## start STORED DATA

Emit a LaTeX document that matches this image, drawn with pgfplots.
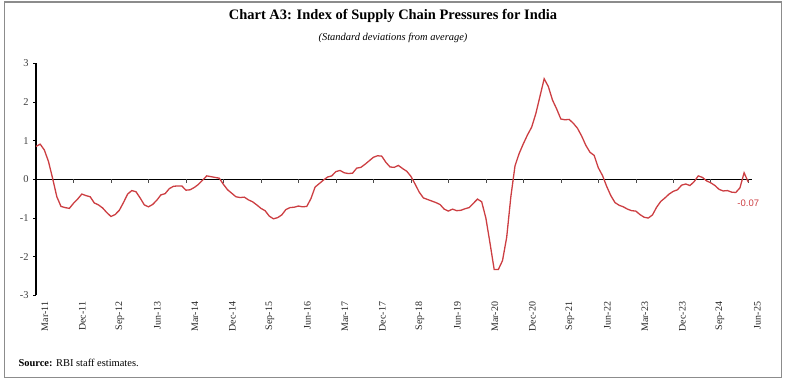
\documentclass[border=0pt]{standalone}
\usepackage{fontspec}
\setmainfont{Liberation Serif}
\newfontfamily\sansf{Liberation Sans}
\usepackage{pgfplots}
\pgfplotsset{compat=1.18}
\definecolor{linered}{RGB}{204,62,66}
\definecolor{framegray}{RGB}{140,140,140}
\definecolor{ticktext}{RGB}{64,64,64}
\begin{document}
\begin{tikzpicture}[x=1bp,y=1bp]
\path (0,0) rectangle (786,383);
\draw[framegray, line width=1.2bp] (4.5,5.5) rectangle (781.5,381);
\node[font=\fontsize{14.5}{16}\selectfont\bfseries] at (393,367) {Chart A3: Index of Supply Chain Pressures for India};
\node[font=\fontsize{10.5}{12}\selectfont\itshape] at (393,345) {(Standard deviations from average)};
\node[anchor=west, font=\fontsize{10.5}{12}\selectfont] at (15,20) {\textbf{Source:} RBI staff estimates.};
\begin{axis}[
  at={(36bp,87.6bp)}, anchor=south west, scale only axis,
  width=716bp, height=232.1bp,
  xmin=0, xmax=171.9, ymin=-3, ymax=3,
  axis y line*=left, axis x line*=bottom,
  x axis line style={draw=none},
  y axis line style={black, line width=1.2bp},
  xtick={0,9,...,171},
  xticklabels={Mar-11,Dec-11,Sep-12,Jun-13,Mar-14,Dec-14,Sep-15,Jun-16,Mar-17,Dec-17,Sep-18,Jun-19,Mar-20,Dec-20,Sep-21,Jun-22,Mar-23,Dec-23,Sep-24,Jun-25},
  xtick style={draw=none},
  ytick={-3,-2,-1,0,1,2,3},
  ytick style={black, line width=0.6bp},
  tick align=outside, major tick length=3bp,
  x tick label style={font=\fontsize{10}{12}\selectfont, text=black!85, xshift=9bp, rotate=90, anchor=east},
  y tick label style={font=\fontsize{10.5}{12}\selectfont, text=ticktext, xshift=-1bp},
  /pgf/number format/assume math mode=true,
  clip=false,
]
\draw[black, line width=1.4bp] (axis cs:0,0) -- (axis cs:171.9,0);
\pgfplotsinvokeforeach{9,18,27,36,45,54,63,72,81,90,99,108,117,126,135,144,153,162,171}{
  \draw[black!70, line width=0.6bp] (axis cs:#1,0) -- ([yshift=-3.5bp]axis cs:#1,0);
}
\addplot[linered, line width=1.3bp, mark=none] coordinates {
(0,0.85)(1,0.91)(2,0.76)(3,0.46)(4,0.02)(5,-0.45)(6,-0.70)(7,-0.73)(8,-0.75)(9,-0.62)
(10,-0.51)(11,-0.38)(12,-0.42)(13,-0.45)(14,-0.61)(15,-0.66)(16,-0.74)(17,-0.86)(18,-0.96)(19,-0.91)
(20,-0.80)(21,-0.60)(22,-0.38)(23,-0.29)(24,-0.32)(25,-0.48)(26,-0.66)(27,-0.71)(28,-0.65)(29,-0.54)
(30,-0.40)(31,-0.37)(32,-0.24)(33,-0.18)(34,-0.17)(35,-0.17)(36,-0.28)(37,-0.27)(38,-0.21)(39,-0.13)
(40,-0.02)(41,0.09)(42,0.07)(43,0.05)(44,0.03)(45,-0.13)(46,-0.27)(47,-0.36)(48,-0.45)(49,-0.47)
(50,-0.46)(51,-0.53)(52,-0.58)(53,-0.66)(54,-0.75)(55,-0.81)(56,-0.95)(57,-1.02)(58,-0.99)(59,-0.92)
(60,-0.78)(61,-0.73)(62,-0.72)(63,-0.69)(64,-0.71)(65,-0.70)(66,-0.50)(67,-0.20)(68,-0.11)(69,-0.02)
(70,0.06)(71,0.09)(72,0.20)(73,0.23)(74,0.17)(75,0.15)(76,0.16)(77,0.29)(78,0.31)(79,0.39)
(80,0.48)(81,0.57)(82,0.61)(83,0.60)(84,0.44)(85,0.32)(86,0.31)(87,0.36)(88,0.28)(89,0.21)
(90,0.08)(91,-0.12)(92,-0.33)(93,-0.48)(94,-0.52)(95,-0.56)(96,-0.60)(97,-0.65)(98,-0.77)(99,-0.82)
(100,-0.77)(101,-0.81)(102,-0.80)(103,-0.76)(104,-0.73)(105,-0.62)(106,-0.51)(107,-0.58)(108,-1.00)(109,-1.65)
(110,-2.33)(111,-2.33)(112,-2.10)(113,-1.50)(114,-0.45)(115,0.35)(116,0.67)(117,0.92)(118,1.15)(119,1.35)
(120,1.70)(121,2.15)(122,2.60)(123,2.40)(124,2.05)(125,1.82)(126,1.56)(127,1.54)(128,1.55)(129,1.45)
(130,1.32)(131,1.12)(132,0.88)(133,0.70)(134,0.62)(135,0.30)(136,0.10)(137,-0.18)(138,-0.42)(139,-0.60)
(140,-0.67)(141,-0.71)(142,-0.77)(143,-0.81)(144,-0.82)(145,-0.91)(146,-0.98)(147,-1.00)(148,-0.92)(149,-0.72)
(150,-0.57)(151,-0.48)(152,-0.38)(153,-0.31)(154,-0.27)(155,-0.15)(156,-0.12)(157,-0.16)(158,-0.06)(159,0.09)
(160,0.05)(161,-0.04)(162,-0.09)(163,-0.16)(164,-0.26)(165,-0.30)(166,-0.29)(167,-0.33)(168,-0.34)(169,-0.22)
(170,0.17)(171,-0.07)
};
\node[text=linered, font=\fontsize{9.5}{11}\selectfont\sansf] at (axis cs:171,-0.61) {-0.07};
\end{axis}
\end{tikzpicture}
\end{document}
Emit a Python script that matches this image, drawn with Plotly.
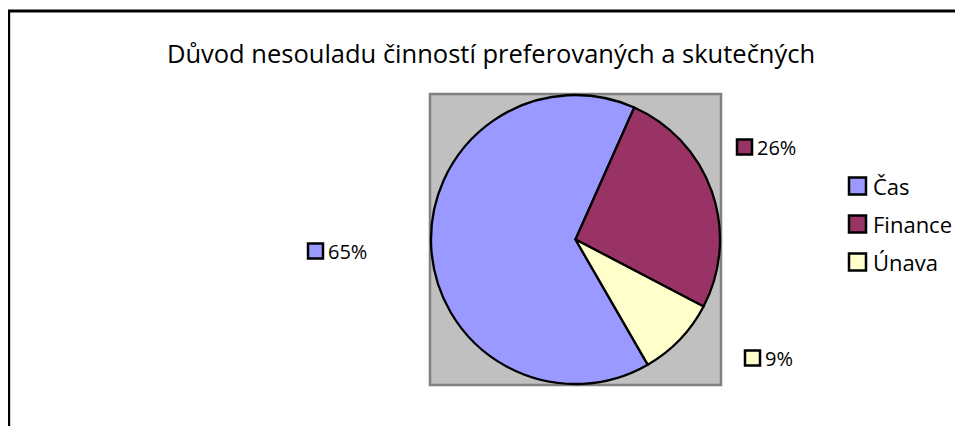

## end STORED DATA

In your copy, repeat each record exactly and include no pictures.

Emit a LaTeX document that matches this image, drawn with pgfplots.
\documentclass[border=0pt]{standalone}
\usepackage{fontspec}
\setmainfont{Liberation Serif}
\newfontfamily\sansf{Liberation Sans}
\usepackage{pgfplots}
\pgfplotsset{compat=1.18}
\definecolor{linered}{RGB}{204,62,66}
\definecolor{framegray}{RGB}{140,140,140}
\definecolor{ticktext}{RGB}{64,64,64}
\begin{document}
\begin{tikzpicture}[x=1bp,y=1bp]
\path (0,0) rectangle (786,383);
\draw[framegray, line width=1.2bp] (4.5,5.5) rectangle (781.5,381);
\node[font=\fontsize{14.5}{16}\selectfont\bfseries] at (393,367) {Chart A3: Index of Supply Chain Pressures for India};
\node[font=\fontsize{10.5}{12}\selectfont\itshape] at (393,345) {(Standard deviations from average)};
\node[anchor=west, font=\fontsize{10.5}{12}\selectfont] at (15,20) {\textbf{Source:} RBI staff estimates.};
\begin{axis}[
  at={(36bp,87.6bp)}, anchor=south west, scale only axis,
  width=716bp, height=232.1bp,
  xmin=0, xmax=171.9, ymin=-3, ymax=3,
  axis y line*=left, axis x line*=bottom,
  x axis line style={draw=none},
  y axis line style={black, line width=1.2bp},
  xtick={0,9,...,171},
  xticklabels={Mar-11,Dec-11,Sep-12,Jun-13,Mar-14,Dec-14,Sep-15,Jun-16,Mar-17,Dec-17,Sep-18,Jun-19,Mar-20,Dec-20,Sep-21,Jun-22,Mar-23,Dec-23,Sep-24,Jun-25},
  xtick style={draw=none},
  ytick={-3,-2,-1,0,1,2,3},
  ytick style={black, line width=0.6bp},
  tick align=outside, major tick length=3bp,
  x tick label style={font=\fontsize{10}{12}\selectfont, text=black!85, xshift=9bp, rotate=90, anchor=east},
  y tick label style={font=\fontsize{10.5}{12}\selectfont, text=ticktext, xshift=-1bp},
  /pgf/number format/assume math mode=true,
  clip=false,
]
\draw[black, line width=1.4bp] (axis cs:0,0) -- (axis cs:171.9,0);
\pgfplotsinvokeforeach{9,18,27,36,45,54,63,72,81,90,99,108,117,126,135,144,153,162,171}{
  \draw[black!70, line width=0.6bp] (axis cs:#1,0) -- ([yshift=-3.5bp]axis cs:#1,0);
}
\addplot[linered, line width=1.3bp, mark=none] coordinates {
(0,0.85)(1,0.91)(2,0.76)(3,0.46)(4,0.02)(5,-0.45)(6,-0.70)(7,-0.73)(8,-0.75)(9,-0.62)
(10,-0.51)(11,-0.38)(12,-0.42)(13,-0.45)(14,-0.61)(15,-0.66)(16,-0.74)(17,-0.86)(18,-0.96)(19,-0.91)
(20,-0.80)(21,-0.60)(22,-0.38)(23,-0.29)(24,-0.32)(25,-0.48)(26,-0.66)(27,-0.71)(28,-0.65)(29,-0.54)
(30,-0.40)(31,-0.37)(32,-0.24)(33,-0.18)(34,-0.17)(35,-0.17)(36,-0.28)(37,-0.27)(38,-0.21)(39,-0.13)
(40,-0.02)(41,0.09)(42,0.07)(43,0.05)(44,0.03)(45,-0.13)(46,-0.27)(47,-0.36)(48,-0.45)(49,-0.47)
(50,-0.46)(51,-0.53)(52,-0.58)(53,-0.66)(54,-0.75)(55,-0.81)(56,-0.95)(57,-1.02)(58,-0.99)(59,-0.92)
(60,-0.78)(61,-0.73)(62,-0.72)(63,-0.69)(64,-0.71)(65,-0.70)(66,-0.50)(67,-0.20)(68,-0.11)(69,-0.02)
(70,0.06)(71,0.09)(72,0.20)(73,0.23)(74,0.17)(75,0.15)(76,0.16)(77,0.29)(78,0.31)(79,0.39)
(80,0.48)(81,0.57)(82,0.61)(83,0.60)(84,0.44)(85,0.32)(86,0.31)(87,0.36)(88,0.28)(89,0.21)
(90,0.08)(91,-0.12)(92,-0.33)(93,-0.48)(94,-0.52)(95,-0.56)(96,-0.60)(97,-0.65)(98,-0.77)(99,-0.82)
(100,-0.77)(101,-0.81)(102,-0.80)(103,-0.76)(104,-0.73)(105,-0.62)(106,-0.51)(107,-0.58)(108,-1.00)(109,-1.65)
(110,-2.33)(111,-2.33)(112,-2.10)(113,-1.50)(114,-0.45)(115,0.35)(116,0.67)(117,0.92)(118,1.15)(119,1.35)
(120,1.70)(121,2.15)(122,2.60)(123,2.40)(124,2.05)(125,1.82)(126,1.56)(127,1.54)(128,1.55)(129,1.45)
(130,1.32)(131,1.12)(132,0.88)(133,0.70)(134,0.62)(135,0.30)(136,0.10)(137,-0.18)(138,-0.42)(139,-0.60)
(140,-0.67)(141,-0.71)(142,-0.77)(143,-0.81)(144,-0.82)(145,-0.91)(146,-0.98)(147,-1.00)(148,-0.92)(149,-0.72)
(150,-0.57)(151,-0.48)(152,-0.38)(153,-0.31)(154,-0.27)(155,-0.15)(156,-0.12)(157,-0.16)(158,-0.06)(159,0.09)
(160,0.05)(161,-0.04)(162,-0.09)(163,-0.16)(164,-0.26)(165,-0.30)(166,-0.29)(167,-0.33)(168,-0.34)(169,-0.22)
(170,0.17)(171,-0.07)
};
\node[text=linered, font=\fontsize{9.5}{11}\selectfont\sansf] at (axis cs:171,-0.61) {-0.07};
\end{axis}
\end{tikzpicture}
\end{document}
Emit a Python script that matches this image, drawn with Plotly.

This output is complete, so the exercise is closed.